Figure scripts
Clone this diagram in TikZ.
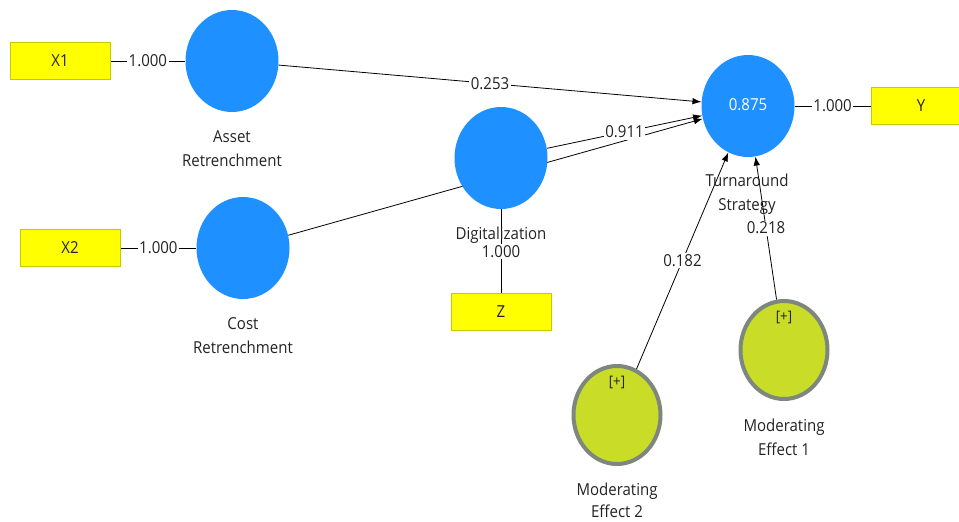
\documentclass[tikz,border=0pt]{standalone}
\usepackage{fontspec}
\setmainfont[FakeStretch=0.91]{Open Sans}
\usetikzlibrary{arrows.meta,shapes.geometric,backgrounds}
\definecolor{lvblue}{RGB}{30,144,255}
\definecolor{modfill}{RGB}{200,220,40}
\definecolor{modgray}{RGB}{125,135,125}
\definecolor{indfill}{RGB}{255,255,0}
\definecolor{indborder}{RGB}{200,200,0}
\definecolor{textgray}{RGB}{35,35,35}
\tikzset{
  lv/.style={ellipse, fill=lvblue, minimum width=93pt, minimum height=102pt, inner sep=0pt},
  mv/.style={ellipse, fill=modfill, draw=modgray, line width=4pt, minimum width=87pt, minimum height=98pt, inner sep=0pt},
  ind/.style={rectangle, fill=indfill, draw=indborder, line width=0.8pt, minimum width=100pt, minimum height=37pt, inner sep=0pt, text=textgray},
  wlab/.style={fill=white, inner sep=1.5pt, text=textgray},
  txt/.style={align=center, text=textgray, inner sep=0pt},
  conn/.style={draw=black, line width=0.8pt},
  arr/.style={conn, -{Latex[length=9pt,width=6.5pt]}}
}
\begin{document}
\begin{tikzpicture}[x=1pt,y=-1pt,font=\fontsize{16.5}{24}\selectfont]
\useasboundingbox (0,0) rectangle (959,522);
% indicators
\node[ind] (x1) at (60,61) {X1};
\node[ind] (x2) at (70,248) {X2};
\node[ind] (z) at (501,312) {Z};
\node[ind] (y) at (921,106) {Y};
% latent variables
\node[lv] (asset) at (232,61) {};
\node[lv] (cost) at (243,248) {};
\node[lv] (dig) at (501,158) {};
\node[lv, text=white] (turn) at (748,106) {\raisebox{3pt}{0.875}};
\node[mv] (me1) at (784,350) {};
\node[mv] (me2) at (617,415) {};
% captions
\node[txt] (capasset) at (232,149) {Asset\\Retrenchment};
\node[txt] (capcost) at (243,336) {Cost\\Retrenchment};
\node[txt] (capdig) at (501,235) {Digitalization};
\node[txt] (capturn) at (747,194) {Turnaround\\Strategy};
\node[txt] (capme1) at (784,437.5) {Moderating\\Effect 1};
\node[txt, font=\fontsize{16.5}{22}\selectfont] (capme2) at (617,500) {Moderating\\Effect 2};
\node[txt, font=\fontsize{14.5}{16}\selectfont] (plus1) at (784,317) {[+]};
\node[txt, font=\fontsize{14.5}{16}\selectfont] (plus2) at (617,382) {[+]};
% connectors
\begin{scope}[on background layer]
\draw[conn] (x1) -- node[wlab] {1.000} (asset);
\draw[conn] (x2) -- node[wlab] {1.000} (cost);
\draw[conn] (turn) -- node[wlab] {1.000} (y);
\draw[conn] (dig) -- node[wlab] {1.000} (z);
\draw[arr] (cost) -- (turn);
\draw[arr] (asset) -- node[wlab] {0.253} (turn);
\draw[arr] (dig) -- node[wlab] {0.911} (turn);
\draw[arr] (me2) -- node[wlab] {0.182} (turn);
\draw[arr] (me1) -- node[wlab] {0.218} (turn);
\end{scope}
\end{tikzpicture}
\end{document}
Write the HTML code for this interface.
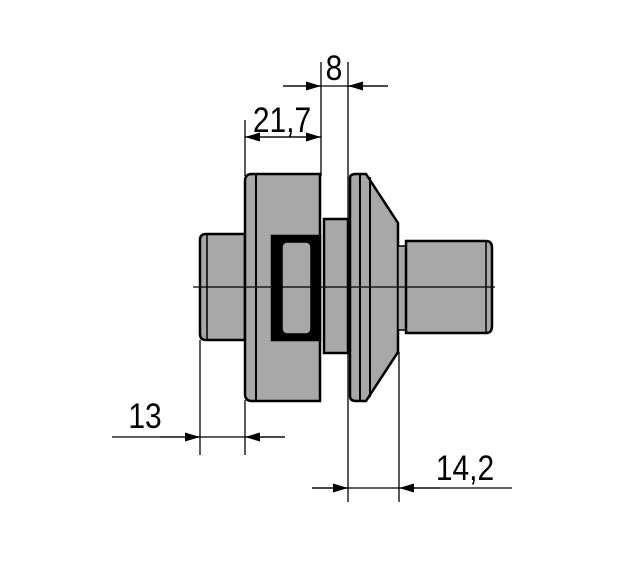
<!DOCTYPE html>
<html><head><style>body{margin:0;background:#fff}svg{display:block}</style></head><body>
<svg width="625" height="564" viewBox="0 0 625 564" xmlns="http://www.w3.org/2000/svg">
<defs>
<marker id="a" viewBox="0 0 10 6" refX="10" refY="3" markerWidth="26" markerHeight="9" markerUnits="userSpaceOnUse" orient="auto"><path d="M0,0 L10,3 L0,6 z" fill="#000"/></marker>
</defs>
<g fill="#a8a8a8" stroke="#000" stroke-width="2.5">
<path d="M206,234 L245,234 L245,340 L206,340 Q200,340 200,334 L200,240 Q200,234 206,234 Z"/>
<path d="M252,174 L320,174 L320,401 L252,401 Q245,401 245,394 L245,181 Q245,174 252,174 Z"/>
<line x1="256" y1="175" x2="256" y2="400" stroke-width="2"/>
<rect x="272" y="236" width="48" height="104" fill="#000"/>
<rect x="282" y="242" width="29" height="92" rx="5" fill="#a8a8a8" stroke-width="1.5"/>
<rect x="324" y="219" width="24" height="134"/>
<path d="M350,178 Q350,174 356,174 L366,174 L398,223 L398,352 L366,401 L356,401 Q350,401 350,396 Z"/>
<line x1="360" y1="175" x2="360" y2="400" stroke-width="2"/>
<line x1="370" y1="177" x2="370" y2="397" stroke-width="2"/>
<rect x="398" y="246" width="8" height="84" stroke-width="1.5"/>
<path d="M406,241 L486,241 Q492,241 492,248 L492,326 Q492,333 486,333 L406,333 Z"/>
<line x1="207" y1="235" x2="207" y2="339" stroke-width="1.5"/>
<line x1="486" y1="242" x2="486" y2="332" stroke-width="1.5"/>
</g>
<g stroke="#000" stroke-width="1.3" fill="none">
<line x1="193" y1="287" x2="495" y2="287"/>
<line x1="245" y1="120" x2="245" y2="176"/>
<line x1="321" y1="62" x2="321" y2="176"/>
<line x1="348" y1="62" x2="348" y2="502"/>
<line x1="200" y1="340" x2="200" y2="455"/>
<line x1="245" y1="400" x2="245" y2="455"/>
<line x1="399" y1="352" x2="399" y2="502"/>
<line x1="283" y1="86" x2="388" y2="86"/>
<line x1="283" y1="86" x2="321" y2="86" marker-end="url(#a)"/>
<line x1="388" y1="86" x2="348" y2="86" marker-end="url(#a)"/>
<line x1="245" y1="137" x2="321" y2="137"/>
<line x1="283" y1="137" x2="245" y2="137" marker-end="url(#a)"/>
<line x1="283" y1="137" x2="321" y2="137" marker-end="url(#a)"/>
<line x1="112" y1="437" x2="285" y2="437"/>
<line x1="160" y1="437" x2="200" y2="437" marker-end="url(#a)"/>
<line x1="285" y1="437" x2="245" y2="437" marker-end="url(#a)"/>
<line x1="312" y1="488" x2="512" y2="488"/>
<line x1="312" y1="488" x2="348" y2="488" marker-end="url(#a)"/>
<line x1="440" y1="488" x2="399" y2="488" marker-end="url(#a)"/>
</g>
<g font-family="Liberation Sans, sans-serif" font-size="30" fill="#000">
<text transform="translate(334,80) scale(1,1.17)" text-anchor="middle">8</text>
<text transform="translate(282,132) scale(1,1.17)" text-anchor="middle">21,7</text>
<text transform="translate(145,428) scale(1,1.17)" text-anchor="middle">13</text>
<text transform="translate(465,480) scale(1,1.17)" text-anchor="middle">14,2</text>
</g>
</svg>
</body></html>
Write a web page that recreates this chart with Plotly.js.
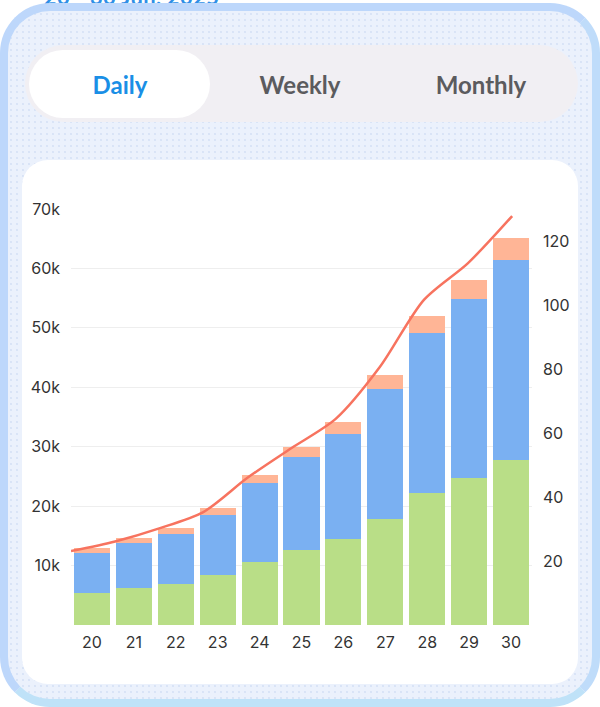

● **What is being asked**
Your task is to copy the entries in full and exactly, without any images.

● **Full answer**
Clone this diagram in TikZ.
\documentclass[tikz,border=0pt]{standalone}
\usepackage{fontspec}
\setmainfont[FakeStretch=0.91]{Open Sans}
\usetikzlibrary{arrows.meta,shapes.geometric,backgrounds}
\definecolor{lvblue}{RGB}{30,144,255}
\definecolor{modfill}{RGB}{200,220,40}
\definecolor{modgray}{RGB}{125,135,125}
\definecolor{indfill}{RGB}{255,255,0}
\definecolor{indborder}{RGB}{200,200,0}
\definecolor{textgray}{RGB}{35,35,35}
\tikzset{
  lv/.style={ellipse, fill=lvblue, minimum width=93pt, minimum height=102pt, inner sep=0pt},
  mv/.style={ellipse, fill=modfill, draw=modgray, line width=4pt, minimum width=87pt, minimum height=98pt, inner sep=0pt},
  ind/.style={rectangle, fill=indfill, draw=indborder, line width=0.8pt, minimum width=100pt, minimum height=37pt, inner sep=0pt, text=textgray},
  wlab/.style={fill=white, inner sep=1.5pt, text=textgray},
  txt/.style={align=center, text=textgray, inner sep=0pt},
  conn/.style={draw=black, line width=0.8pt},
  arr/.style={conn, -{Latex[length=9pt,width=6.5pt]}}
}
\begin{document}
\begin{tikzpicture}[x=1pt,y=-1pt,font=\fontsize{16.5}{24}\selectfont]
\useasboundingbox (0,0) rectangle (959,522);
% indicators
\node[ind] (x1) at (60,61) {X1};
\node[ind] (x2) at (70,248) {X2};
\node[ind] (z) at (501,312) {Z};
\node[ind] (y) at (921,106) {Y};
% latent variables
\node[lv] (asset) at (232,61) {};
\node[lv] (cost) at (243,248) {};
\node[lv] (dig) at (501,158) {};
\node[lv, text=white] (turn) at (748,106) {\raisebox{3pt}{0.875}};
\node[mv] (me1) at (784,350) {};
\node[mv] (me2) at (617,415) {};
% captions
\node[txt] (capasset) at (232,149) {Asset\\Retrenchment};
\node[txt] (capcost) at (243,336) {Cost\\Retrenchment};
\node[txt] (capdig) at (501,235) {Digitalization};
\node[txt] (capturn) at (747,194) {Turnaround\\Strategy};
\node[txt] (capme1) at (784,437.5) {Moderating\\Effect 1};
\node[txt, font=\fontsize{16.5}{22}\selectfont] (capme2) at (617,500) {Moderating\\Effect 2};
\node[txt, font=\fontsize{14.5}{16}\selectfont] (plus1) at (784,317) {[+]};
\node[txt, font=\fontsize{14.5}{16}\selectfont] (plus2) at (617,382) {[+]};
% connectors
\begin{scope}[on background layer]
\draw[conn] (x1) -- node[wlab] {1.000} (asset);
\draw[conn] (x2) -- node[wlab] {1.000} (cost);
\draw[conn] (turn) -- node[wlab] {1.000} (y);
\draw[conn] (dig) -- node[wlab] {1.000} (z);
\draw[arr] (cost) -- (turn);
\draw[arr] (asset) -- node[wlab] {0.253} (turn);
\draw[arr] (dig) -- node[wlab] {0.911} (turn);
\draw[arr] (me2) -- node[wlab] {0.182} (turn);
\draw[arr] (me1) -- node[wlab] {0.218} (turn);
\end{scope}
\end{tikzpicture}
\end{document}
Write the HTML code for this interface.
<!DOCTYPE html>
<html><head><style>body{margin:0;background:#fff}svg{display:block}</style></head><body>
<svg width="625" height="564" viewBox="0 0 625 564" xmlns="http://www.w3.org/2000/svg">
<defs>
<marker id="a" viewBox="0 0 10 6" refX="10" refY="3" markerWidth="26" markerHeight="9" markerUnits="userSpaceOnUse" orient="auto"><path d="M0,0 L10,3 L0,6 z" fill="#000"/></marker>
</defs>
<g fill="#a8a8a8" stroke="#000" stroke-width="2.5">
<path d="M206,234 L245,234 L245,340 L206,340 Q200,340 200,334 L200,240 Q200,234 206,234 Z"/>
<path d="M252,174 L320,174 L320,401 L252,401 Q245,401 245,394 L245,181 Q245,174 252,174 Z"/>
<line x1="256" y1="175" x2="256" y2="400" stroke-width="2"/>
<rect x="272" y="236" width="48" height="104" fill="#000"/>
<rect x="282" y="242" width="29" height="92" rx="5" fill="#a8a8a8" stroke-width="1.5"/>
<rect x="324" y="219" width="24" height="134"/>
<path d="M350,178 Q350,174 356,174 L366,174 L398,223 L398,352 L366,401 L356,401 Q350,401 350,396 Z"/>
<line x1="360" y1="175" x2="360" y2="400" stroke-width="2"/>
<line x1="370" y1="177" x2="370" y2="397" stroke-width="2"/>
<rect x="398" y="246" width="8" height="84" stroke-width="1.5"/>
<path d="M406,241 L486,241 Q492,241 492,248 L492,326 Q492,333 486,333 L406,333 Z"/>
<line x1="207" y1="235" x2="207" y2="339" stroke-width="1.5"/>
<line x1="486" y1="242" x2="486" y2="332" stroke-width="1.5"/>
</g>
<g stroke="#000" stroke-width="1.3" fill="none">
<line x1="193" y1="287" x2="495" y2="287"/>
<line x1="245" y1="120" x2="245" y2="176"/>
<line x1="321" y1="62" x2="321" y2="176"/>
<line x1="348" y1="62" x2="348" y2="502"/>
<line x1="200" y1="340" x2="200" y2="455"/>
<line x1="245" y1="400" x2="245" y2="455"/>
<line x1="399" y1="352" x2="399" y2="502"/>
<line x1="283" y1="86" x2="388" y2="86"/>
<line x1="283" y1="86" x2="321" y2="86" marker-end="url(#a)"/>
<line x1="388" y1="86" x2="348" y2="86" marker-end="url(#a)"/>
<line x1="245" y1="137" x2="321" y2="137"/>
<line x1="283" y1="137" x2="245" y2="137" marker-end="url(#a)"/>
<line x1="283" y1="137" x2="321" y2="137" marker-end="url(#a)"/>
<line x1="112" y1="437" x2="285" y2="437"/>
<line x1="160" y1="437" x2="200" y2="437" marker-end="url(#a)"/>
<line x1="285" y1="437" x2="245" y2="437" marker-end="url(#a)"/>
<line x1="312" y1="488" x2="512" y2="488"/>
<line x1="312" y1="488" x2="348" y2="488" marker-end="url(#a)"/>
<line x1="440" y1="488" x2="399" y2="488" marker-end="url(#a)"/>
</g>
<g font-family="Liberation Sans, sans-serif" font-size="30" fill="#000">
<text transform="translate(334,80) scale(1,1.17)" text-anchor="middle">8</text>
<text transform="translate(282,132) scale(1,1.17)" text-anchor="middle">21,7</text>
<text transform="translate(145,428) scale(1,1.17)" text-anchor="middle">13</text>
<text transform="translate(465,480) scale(1,1.17)" text-anchor="middle">14,2</text>
</g>
</svg>
</body></html>
Write a web page that recreates this chart with Plotly.js.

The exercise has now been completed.